Reproduce the listing word for word. Skip any image.

> Dataset extract:
— begin —

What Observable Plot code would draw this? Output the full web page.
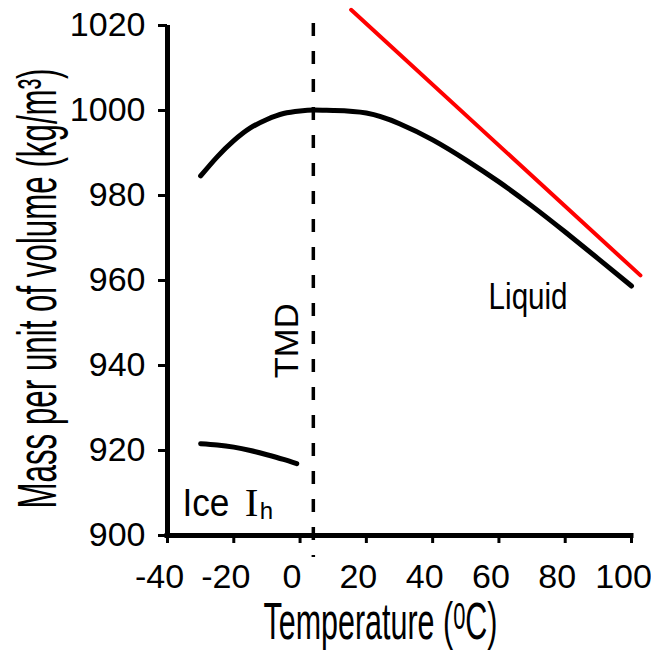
<!DOCTYPE html>
<html><head><meta charset="utf-8">
<script src="https://cdn.jsdelivr.net/npm/d3@7"></script>
<script src="https://cdn.jsdelivr.net/npm/@observablehq/plot@0.6"></script>
<style>body{margin:0;background:#fff;}</style>
</head><body><div id="chart"></div>
<script>
// ---- data ----
const xTicks = [-40, -20, 0, 20, 40, 60, 80, 100];
const yTicks = [900, 920, 940, 960, 980, 1000, 1020];

const liquidT   = [-30, -25, -20, -15, -10, -5, 0, 4, 10, 20, 30, 40, 50, 60, 70, 80, 90, 100];
const liquidRho = [984.6, 989.1, 992.9, 995.9, 997.9, 999.3, 999.9, 1000.1, 1000.0, 999.4, 996.9, 993.1, 988.4, 983.2, 977.5, 971.4, 965.1, 958.7];

const iceT   = [-30, -25, -20, -15, -10, -5, -1];
const iceRho = [921.6, 921.3, 920.8, 920.0, 919.0, 917.9, 916.9];

const redT   = [15.4, 102.7];
const redRho = [1023.7, 961.2];

const tmdT = 4;

const xTitle = "Temperature (0C)";
const yTitle = "Mass per unit of volume (kg/m³)";
const labelLiquid = "Liquid";
const labelTMD = "TMD";
const labelIce = "Ice";
const labelIceI = "I";
const labelIceSub = "h";

const liquid = liquidT.map((t, i) => ({t, rho: liquidRho[i]}));
const ice = iceT.map((t, i) => ({t, rho: iceRho[i]}));
const red = redT.map((t, i) => ({t, rho: redRho[i]}));

const font = "'Liberation Sans', Arial, Helvetica, sans-serif";

const chart = Plot.plot({
  width: 651,
  height: 658,
  marginLeft: 167,
  marginRight: 20,
  marginTop: 25,
  marginBottom: 123,
  x: {domain: [-40, 100], label: null},
  y: {domain: [900, 1020], label: null},
  style: {fontFamily: font, background: "white", color: "black", overflow: "visible"},
  marks: [
    // x ticks (no text)
    Plot.axisX({ticks: xTicks, tickSize: 8, strokeWidth: 3, fill: "none", label: null}),
    // x tick labels (shifted a bit like the reference)
    Plot.axisX({ticks: xTicks, tickSize: 8, tickPadding: 20, stroke: "none", fontSize: 34,
                tickFormat: d => String(d), dx: -8, label: null}),
    Plot.axisY({ticks: yTicks, tickSize: 9, tickPadding: 13, strokeWidth: 3, fontSize: 34,
                tickFormat: d => String(d), label: null}),
    // axis lines
    Plot.ruleX([-40], {y1: 900, y2: 1020, strokeWidth: 5}),
    Plot.ruleY([900], {x1: -40, x2: 100, strokeWidth: 5, strokeLinecap: "square"}),
    // TMD dashed line
    Plot.ruleX([tmdT], {y1: 1020.5, y2: 894.8, strokeWidth: 3.5, strokeDasharray: "13,15"}),
    // curves
    Plot.line(red, {x: "t", y: "rho", stroke: "#ff0000", strokeWidth: 4}),
    Plot.line(liquid, {x: "t", y: "rho", stroke: "black", strokeWidth: 5, curve: "natural"}),
    Plot.line(ice, {x: "t", y: "rho", stroke: "black", strokeWidth: 5, curve: "natural"}),
    // annotations
    Plot.text([labelLiquid], {x: 68.8, y: 953.4, textAnchor: "middle", lineAnchor: "bottom", fontSize: 36}),
    Plot.text([labelTMD], {x: -0.5, y: 945.8, rotate: -90, textAnchor: "middle", lineAnchor: "bottom", fontSize: 33}),
    Plot.text([labelIce], {x: -35.5, y: 904.7, textAnchor: "start", lineAnchor: "bottom", fontSize: 38}),
    Plot.text([labelIceI], {x: -16.7, y: 904.7, textAnchor: "start", lineAnchor: "bottom",
                fontSize: 41, fontFamily: "'Liberation Serif', 'Times New Roman', serif"}),
    Plot.text([labelIceSub], {x: -12.2, y: 903.8, textAnchor: "start", lineAnchor: "bottom", fontSize: 24}),
    // axis titles
    Plot.text([xTitle], {frameAnchor: "bottom", dx: -19, dy: 103, textAnchor: "middle",
                lineAnchor: "bottom", fontSize: 52}),
    Plot.text([yTitle], {frameAnchor: "left", dx: -112, dy: 8, rotate: -90, textAnchor: "middle",
                lineAnchor: "bottom", fontSize: 55})
  ]
});

document.getElementById("chart").appendChild(chart);

const svg = d3.select(chart);
function findText(str) {
  return svg.selectAll("text").filter(function () { return this.textContent === str; });
}
function fit(sel, len) {
  sel.attr("textLength", len).attr("lengthAdjust", "spacingAndGlyphs");
}
// x-title with raised "0"
const xt = findText(xTitle);
xt.text(null);
xt.append("tspan").text("Temperature (");
xt.append("tspan").attr("dy", -10).attr("font-size", "0.72em").text("0");
xt.append("tspan").attr("dy", 10).text("C)");
fit(xt, 234);
fit(findText(yTitle), 440);
fit(findText(labelLiquid), 79);
fit(findText(labelTMD), 75);
fit(findText(labelIce), 47);
</script>
</body></html>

— end —

> Answer in full:
What Observable Plot code would draw this? Output the full web page.
<!DOCTYPE html>
<html><head><meta charset="utf-8">
<script src="https://cdn.jsdelivr.net/npm/d3@7"></script>
<script src="https://cdn.jsdelivr.net/npm/@observablehq/plot@0.6"></script>
<style>body{margin:0;background:#fff;}</style>
</head><body><div id="chart"></div>
<script>
// ---- data ----
const xTicks = [-40, -20, 0, 20, 40, 60, 80, 100];
const yTicks = [900, 920, 940, 960, 980, 1000, 1020];

const liquidT   = [-30, -25, -20, -15, -10, -5, 0, 4, 10, 20, 30, 40, 50, 60, 70, 80, 90, 100];
const liquidRho = [984.6, 989.1, 992.9, 995.9, 997.9, 999.3, 999.9, 1000.1, 1000.0, 999.4, 996.9, 993.1, 988.4, 983.2, 977.5, 971.4, 965.1, 958.7];

const iceT   = [-30, -25, -20, -15, -10, -5, -1];
const iceRho = [921.6, 921.3, 920.8, 920.0, 919.0, 917.9, 916.9];

const redT   = [15.4, 102.7];
const redRho = [1023.7, 961.2];

const tmdT = 4;

const xTitle = "Temperature (0C)";
const yTitle = "Mass per unit of volume (kg/m³)";
const labelLiquid = "Liquid";
const labelTMD = "TMD";
const labelIce = "Ice";
const labelIceI = "I";
const labelIceSub = "h";

const liquid = liquidT.map((t, i) => ({t, rho: liquidRho[i]}));
const ice = iceT.map((t, i) => ({t, rho: iceRho[i]}));
const red = redT.map((t, i) => ({t, rho: redRho[i]}));

const font = "'Liberation Sans', Arial, Helvetica, sans-serif";

const chart = Plot.plot({
  width: 651,
  height: 658,
  marginLeft: 167,
  marginRight: 20,
  marginTop: 25,
  marginBottom: 123,
  x: {domain: [-40, 100], label: null},
  y: {domain: [900, 1020], label: null},
  style: {fontFamily: font, background: "white", color: "black", overflow: "visible"},
  marks: [
    // x ticks (no text)
    Plot.axisX({ticks: xTicks, tickSize: 8, strokeWidth: 3, fill: "none", label: null}),
    // x tick labels (shifted a bit like the reference)
    Plot.axisX({ticks: xTicks, tickSize: 8, tickPadding: 20, stroke: "none", fontSize: 34,
                tickFormat: d => String(d), dx: -8, label: null}),
    Plot.axisY({ticks: yTicks, tickSize: 9, tickPadding: 13, strokeWidth: 3, fontSize: 34,
                tickFormat: d => String(d), label: null}),
    // axis lines
    Plot.ruleX([-40], {y1: 900, y2: 1020, strokeWidth: 5}),
    Plot.ruleY([900], {x1: -40, x2: 100, strokeWidth: 5, strokeLinecap: "square"}),
    // TMD dashed line
    Plot.ruleX([tmdT], {y1: 1020.5, y2: 894.8, strokeWidth: 3.5, strokeDasharray: "13,15"}),
    // curves
    Plot.line(red, {x: "t", y: "rho", stroke: "#ff0000", strokeWidth: 4}),
    Plot.line(liquid, {x: "t", y: "rho", stroke: "black", strokeWidth: 5, curve: "natural"}),
    Plot.line(ice, {x: "t", y: "rho", stroke: "black", strokeWidth: 5, curve: "natural"}),
    // annotations
    Plot.text([labelLiquid], {x: 68.8, y: 953.4, textAnchor: "middle", lineAnchor: "bottom", fontSize: 36}),
    Plot.text([labelTMD], {x: -0.5, y: 945.8, rotate: -90, textAnchor: "middle", lineAnchor: "bottom", fontSize: 33}),
    Plot.text([labelIce], {x: -35.5, y: 904.7, textAnchor: "start", lineAnchor: "bottom", fontSize: 38}),
    Plot.text([labelIceI], {x: -16.7, y: 904.7, textAnchor: "start", lineAnchor: "bottom",
                fontSize: 41, fontFamily: "'Liberation Serif', 'Times New Roman', serif"}),
    Plot.text([labelIceSub], {x: -12.2, y: 903.8, textAnchor: "start", lineAnchor: "bottom", fontSize: 24}),
    // axis titles
    Plot.text([xTitle], {frameAnchor: "bottom", dx: -19, dy: 103, textAnchor: "middle",
                lineAnchor: "bottom", fontSize: 52}),
    Plot.text([yTitle], {frameAnchor: "left", dx: -112, dy: 8, rotate: -90, textAnchor: "middle",
                lineAnchor: "bottom", fontSize: 55})
  ]
});

document.getElementById("chart").appendChild(chart);

const svg = d3.select(chart);
function findText(str) {
  return svg.selectAll("text").filter(function () { return this.textContent === str; });
}
function fit(sel, len) {
  sel.attr("textLength", len).attr("lengthAdjust", "spacingAndGlyphs");
}
// x-title with raised "0"
const xt = findText(xTitle);
xt.text(null);
xt.append("tspan").text("Temperature (");
xt.append("tspan").attr("dy", -10).attr("font-size", "0.72em").text("0");
xt.append("tspan").attr("dy", 10).text("C)");
fit(xt, 234);
fit(findText(yTitle), 440);
fit(findText(labelLiquid), 79);
fit(findText(labelTMD), 75);
fit(findText(labelIce), 47);
</script>
</body></html>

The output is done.